Giuseppe Silvestri è il Rettore dell'Università di Palermo. Nato a Bolzano il 3 giugno 1941, si è laureato in chimica nel 1964 e da allora ha iniziato la sua collaborazione scientifica con la facoltà di Ingegneria di Palermo. In un proficuo incontro il Rettore Silvestri ci ha illustrato il suo punto di vista - derivato dalla quotidiana esperienza personale - sulla ricerca di base e lo stato delle università italiane.
Vorrei che ci aiutasse a chiarire un piccolo equivoco mediatico: la ricerca di base viene sovente presentata, dall'informazione generalista, come "alternativa" o "antitetica" rispetto alla ricerca applicata. Secondo lei, dove nasce questa contrapposizione?
La contrapposizione, del tutto artificiale, nasce da una pericolosa tendenza a proporre come "utile" il risultato scientifico immediatamente trasferibile ad ambiti applicativi, e come inutile quello la cui applicazione non è immediatamente visibile. La focalizzazione sul primo ambito, agevolata da politiche comunitarie che in passato (e in parte ancora adesso) vanno in cerca dei risultati immediatamente applicabili ha portato a parlare di "scienza applicata" come se fosse qualcosa di diverso rispetto alla seconda.
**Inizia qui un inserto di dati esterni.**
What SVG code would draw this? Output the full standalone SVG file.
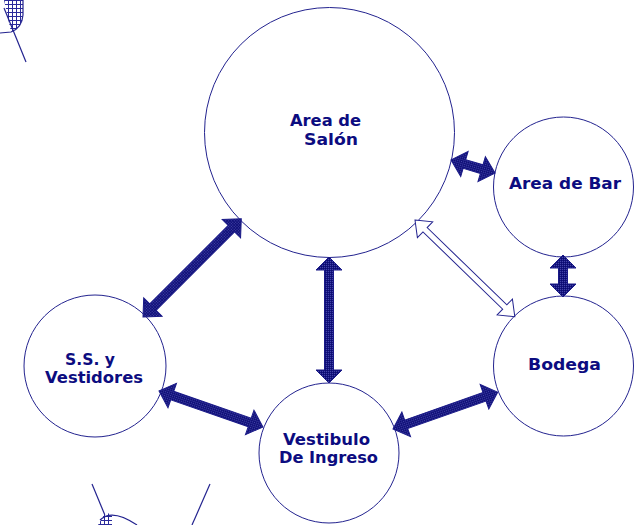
<svg xmlns="http://www.w3.org/2000/svg" width="639" height="525" viewBox="0 0 639 525">
<defs>
<pattern id="dots" width="2" height="2" patternUnits="userSpaceOnUse">
<rect width="2" height="2" fill="#14147e"/>
<rect width="1" height="1" fill="#4444a8"/>
<rect x="1" y="1" width="1" height="1" fill="#0c0c70"/>
</pattern>
<pattern id="grid" width="4" height="4" patternUnits="userSpaceOnUse">
<rect width="4" height="4" fill="#fff"/>
<path d="M0,0.5 H4 M0.5,0 V4" stroke="#2a2a9a" stroke-width="1"/>
</pattern>
</defs>
<style>
.node{fill:#fff;stroke:#23238f;stroke-width:1}
.lbl{font-family:"DejaVu Sans",sans-serif;font-size:16px;font-weight:bold;fill:#0c0c80}
.arr{fill:url(#dots);stroke:#1a1a88;stroke-width:1;stroke-linejoin:miter}
.hollow{fill:#fff;stroke:#23238f;stroke-width:1}
.deco{fill:none;stroke:#23238f;stroke-width:1.2}
</style>
<g id="decorations">
<path d="M4,0 L23,0 L23,15 Q22,28 11,32 Z" fill="url(#grid)"/>
<path class="deco" d="M0,33 L11,32 Q22,28 23,15 L23,0"/>
<line class="deco" x1="4" y1="8" x2="26" y2="62"/>
<line class="deco" x1="92" y1="484" x2="109" y2="525"/>
<line class="deco" x1="210" y1="484" x2="192" y2="525"/>
<path d="M98,525 L104,515 Q108,513 112,513 L112,525 Z" fill="url(#grid)"/>
<path class="deco" d="M100,520 Q112,508 137,525"/>
</g>
<g id="node-salon">
<circle class="node" cx="329.5" cy="132.5" r="125"/>
<text class="lbl" x="290" y="126" textLength="71" lengthAdjust="spacingAndGlyphs">Area de</text>
<text class="lbl" x="304" y="145" textLength="54" lengthAdjust="spacingAndGlyphs">Salón</text>
</g>
<g id="node-bar">
<circle class="node" cx="563.5" cy="187" r="70"/>
<text class="lbl" x="509" y="189" textLength="112" lengthAdjust="spacingAndGlyphs">Area de Bar</text>
</g>
<g id="node-bodega">
<circle class="node" cx="563.5" cy="366" r="70"/>
<text class="lbl" x="528" y="370" textLength="73" lengthAdjust="spacingAndGlyphs">Bodega</text>
</g>
<g id="node-ss">
<circle class="node" cx="95" cy="366" r="71"/>
<text class="lbl" x="65" y="365" textLength="50" lengthAdjust="spacingAndGlyphs">S.S. y</text>
<text class="lbl" x="45" y="383" textLength="98" lengthAdjust="spacingAndGlyphs">Vestidores</text>
</g>
<g id="node-vestibulo">
<circle class="node" cx="329" cy="453" r="70"/>
<text class="lbl" x="283" y="445" textLength="87" lengthAdjust="spacingAndGlyphs">Vestibulo</text>
<text class="lbl" x="279" y="463" textLength="99" lengthAdjust="spacingAndGlyphs">De Ingreso</text>
</g>
<g id="connectors">
<polygon class="arr" transform="translate(451,160) rotate(16.5)" points="0,0 14,-13 14,-4.5 32,-4.5 32,-13 46,0 32,13 32,4.5 14,4.5 14,13"/>
<polygon class="arr" transform="translate(143,317) rotate(-45)" points="0,0 14,-13 14,-4.5 125,-4.5 125,-13 139,0 125,13 125,4.5 14,4.5 14,13"/>
<polygon class="arr" transform="translate(329,257) rotate(90)" points="0,0 13,-13 13,-4.5 113,-4.5 113,-13 126,0 113,13 113,4.5 13,4.5 13,13"/>
<polygon class="arr" transform="translate(563,255) rotate(90)" points="0,0 13,-13 13,-4.5 29,-4.5 29,-13 42,0 29,13 29,4.5 13,4.5 13,13"/>
<polygon class="arr" transform="translate(159,391) rotate(19.1)" points="0,0 14,-13 14,-4.5 96,-4.5 96,-13 110,0 96,13 96,4.5 14,4.5 14,13"/>
<polygon class="arr" transform="translate(393,429) rotate(-19.4)" points="0,0 14,-13 14,-4.5 97,-4.5 97,-13 111,0 97,13 97,4.5 14,4.5 14,13"/>
<polygon class="hollow" transform="translate(415,220) rotate(44.1)" points="0,0 14,-11 14,-3 125,-3 125,-11 139,0 125,11 125,3 14,3 14,11"/>
</g>
</svg>
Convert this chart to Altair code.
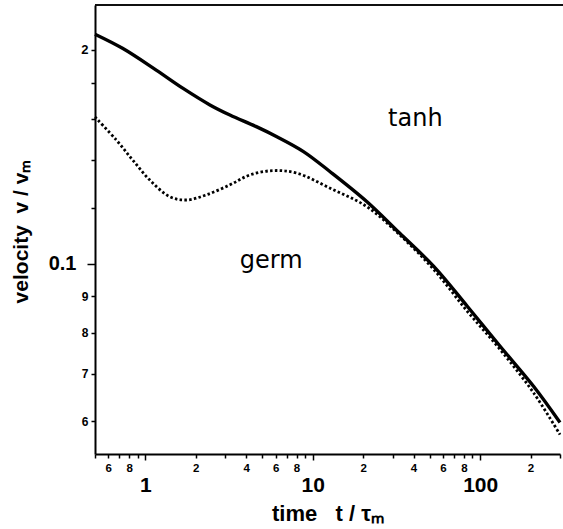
import json
import altair as alt
import pandas as pd

# ---- data ----
tanh_t = [0.5, 0.73, 1.16, 1.68, 2.43, 3.2, 4.6, 6.1, 8.8, 12.7, 21, 33, 53, 84, 132, 209, 300]
tanh_v = [0.2105, 0.2011, 0.1874, 0.1766, 0.1674, 0.1620, 0.1560, 0.1510, 0.1439, 0.1348,
          0.1224, 0.1105, 0.0991, 0.0871, 0.0765, 0.0672, 0.0598]
germ_t = [0.5, 0.67, 0.84, 1.06, 1.4, 1.76, 2.32, 3.2, 4.21, 5.81, 8.02, 12.7, 21, 33, 53, 84, 132, 209, 300]
germ_v = [0.161, 0.1494, 0.1400, 0.1313, 0.1243, 0.1230, 0.1251, 0.1292, 0.1334, 0.1353, 0.1342,
          0.1278, 0.1204, 0.1099, 0.0981, 0.0857, 0.0757, 0.0658, 0.0575]

x_ticks = [0.5, 0.6, 0.7, 0.8, 0.9, 1, 2, 3, 4, 5, 6, 7, 8, 9, 10, 20, 30, 40, 50, 60, 70, 80, 90, 100, 200, 300]
x_labels = ['', '6', '', '8', '', '1', '2', '', '4', '', '6', '', '8', '', '10', '2', '', '4', '', '6', '', '8', '', '100', '2', '']
y_ticks = [0.06, 0.07, 0.08, 0.09, 0.1, 0.12, 0.14, 0.16, 0.18, 0.2]
y_labels = ['6', '7', '8', '9', '0.1', '', '', '', '', '2']

curve_names = ['tanh', 'germ']
name_t = [41.0, 5.65]
name_v = [0.1565, 0.0986]

x_domain = [0.5, 300]
y_domain = [0.0540, 0.2314]

NB = '\u00a0'
x_title = f'time{NB*3}t{NB}/{NB}τₘ'
y_title = f'velocity{NB*2}v{NB}/{NB}vₘ'

# ---- tables ----
tanh_df = pd.DataFrame({'t': tanh_t, 'v': tanh_v})
germ_df = pd.DataFrame({'t': germ_t, 'v': germ_v})
name_df = pd.DataFrame({'name': curve_names, 't': name_t, 'v': name_v})

FONT = 'Liberation Sans'
xscale = alt.Scale(type='log', domain=x_domain, nice=False, zero=False)
yscale = alt.Scale(type='log', domain=y_domain, nice=False, zero=False)

x_major = 'datum.value == 1 || datum.value == 10 || datum.value == 100'
x_axis = alt.Axis(
    values=x_ticks,
    labelExpr=f"{json.dumps(x_labels)}[indexof({json.dumps(x_ticks)}, datum.value)]",
    labelFont=FONT, labelFontWeight='bold', labelColor='black',
    labelFontSize={'condition': {'test': x_major, 'value': 21}, 'value': 11.5},
    labelPadding={'condition': {'test': x_major, 'value': 14}, 'value': 4},
    tickSize={'condition': {'test': x_major, 'value': 6}, 'value': 4},
    tickWidth=1.5, tickColor='black', domainColor='black', domainWidth=2,
    labelOverlap=False, labelFlush=False, labelBound=False, grid=False,
    title=x_title, titleFont=FONT, titleFontWeight='bold', titleFontSize=22,
    titleColor='black', titleBaseline='alphabetic', titleY=66,
)

y_axis = alt.Axis(
    values=y_ticks,
    labelExpr=f"{json.dumps(y_labels)}[indexof({json.dumps(y_ticks)}, datum.value)]",
    labelFont=FONT, labelFontWeight='bold', labelColor='black',
    labelFontSize={'condition': [{'test': 'datum.value == 0.1', 'value': 20},
                                 {'test': 'datum.value == 0.2', 'value': 13}], 'value': 12},
    labelPadding={'condition': {'test': 'datum.value == 0.1', 'value': 11}, 'value': 3},
    tickSize={'condition': {'test': 'datum.value == 0.1', 'value': 8}, 'value': 4},
    tickWidth=1.5, tickColor='black', domainColor='black', domainWidth=2,
    labelOverlap=False, labelFlush=False, labelBound=False, grid=False,
    title=y_title, titleFont=FONT, titleFontWeight='bold', titleFontSize=21,
    titleColor='black', titleAngle=270, titleBaseline='alphabetic', titleAlign='center',
    titleX=-68, titleY=226,
)

X = alt.X('t:Q', scale=xscale, axis=x_axis)
Y = alt.Y('v:Q', scale=yscale, axis=y_axis)

tanh_line = alt.Chart(tanh_df).mark_line(
    color='black', strokeWidth=3.4, interpolate='catmull-rom'
).encode(x=X, y=Y)

germ_line = alt.Chart(germ_df).mark_line(
    color='black', strokeWidth=2.8, strokeDash=[2.5, 2.3], interpolate='catmull-rom'
).encode(x=X, y=Y)

names = alt.Chart(name_df).mark_text(
    font='DejaVu Sans', fontSize=24, color='black', align='center', baseline='alphabetic'
).encode(x=X, y=Y, text='name:N')

top_border = alt.Chart(name_df).mark_rule(color='black', strokeWidth=1.5).encode(
    x=alt.value(0), x2=alt.value(468), y=alt.value(0)
)

chart = alt.layer(tanh_line, germ_line, names, top_border).properties(
    width=465, height=449,
    padding={'left': 95, 'top': 5, 'right': 3, 'bottom': 75},
    autosize=alt.AutoSizeParams(type='none'),
    background='white',
).configure_view(stroke=None)

chart.save('out.html', embed_options={'renderer': 'svg', 'actions': False})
Il valore e il significato di un lavoro di ricerca che non abbia come fine applicazioni immediate, sono ben compresi dalla collettività e da chi questa collettività è deputato ad amministrare?
Alla luce di quello che dicevo prima, direi di no. Si tratta di un limite culturale grave di cui il nostro Paese in primo luogo, e l'Europa più in generale, rischiano di pagare le conseguenze a lungo termine. Purtroppo la notizia scientifica che potremmo definire di base, quella che resta per anni, e potrebbe restare per sempre, nell'ambito delle riviste specializzate, non premia sul piano dell'immagine, e non conferisce lustro ai finanziatori.
Giudica l'investimento in ricerca di base un punto di importanza strategica per un paese altamente industrializzato?
Sono fermamente convinto della necessità che la ricerca di base faccia parte della strategia della ricerca di ogni collettività che desidera mantenere alta la sua capacità di presa nell'ambito dello sviluppo tecnologico mondiale. La ricerca di base alimenta continuamente il sapere tecnologico, ben al di là dei ritorni immediati sul piano applicativo. Non dobbiamo dimenticare che l'approfondimento tecnologico riguarda qualcosa che fa già parte del nostro patrimonio di conoscenze e che può solo essere migliorata, mentre la ricerca sul nuovo può continuamente aprire nuovi orizzonti e fornire approcci completamente diversi anche alla soluzione di problemi noti.
Può farci esempi di paesi che negli ultimi 10-20 anni hanno fatto scelte forti su questo fronte, sia nella direzione di investire molto che di tagliare gli investimenti? Che risultati hanno colto?
Paesi come il Giappone e gli Stati Uniti, sia pure con approcci differenti, hanno mantenuta viva una importante tradizione di studi di base. L'Europa, e in ambito europeo l'Italia in particolare, non ha brillato per i suoi investimenti nella ricerca fondamentale.
Che ripercussioni stanno subendo le Università per la scarsità dei fondi loro destinati?
Il maggiore danno cui stiamo assistendo riguarda lo spostamento verso laboratori esteri, meglio attrezzati e con maggiori fondi a disposizione, dei migliori tra i nostri ricercatori. È un impoverimento che rischia di penalizzare per una generazione i nostri centri di ricerca, e di regalare all'estero tutti i nostri investimenti fatti su questi giovani.
Si stanno verificando anche danni permanenti o difficilmente recuperabili?
Nulla è irreversibile, quando si parla di risorse umane, purché si pongano in essere le misure necessarie a realizzare una inversione di tendenza. Se però sul futuro delle nostre Università dovesse gravare l'ipotesi, che sconsideratamente si sente talvolta, di selezionare poche università privilegiate nelle quali fare sia didattica che ricerca, e di declassare la maggioranza delle altre al rango di teaching universities, il danno alla capillare struttura attualmente esistente, e malgrado tutto vitale, di ricerca di base del Paese sarebbe irrimediabilmente distrutta.
Come si colloca l'Università di Palermo in questo quadro?
A Palermo, nella nostra Università, sono riscontrabili numerosi laboratori di ricerca sia applicata che di base. Inutile dire che le strutture di ricerca non ricevono dall'Ateneo finanziamenti adeguati alle loro necessità.
Se si riesce a mantenere un livello internazionale degli standard di ricerca, ciò è essenzialmente dovuto ai finanziamenti europei, tramite molti dei programmi che la Comunità europea lancia ogni anno. Purtroppo, come accennavo all'inizio, con maggiore attenzione alla ricerca applicata che a quella di base.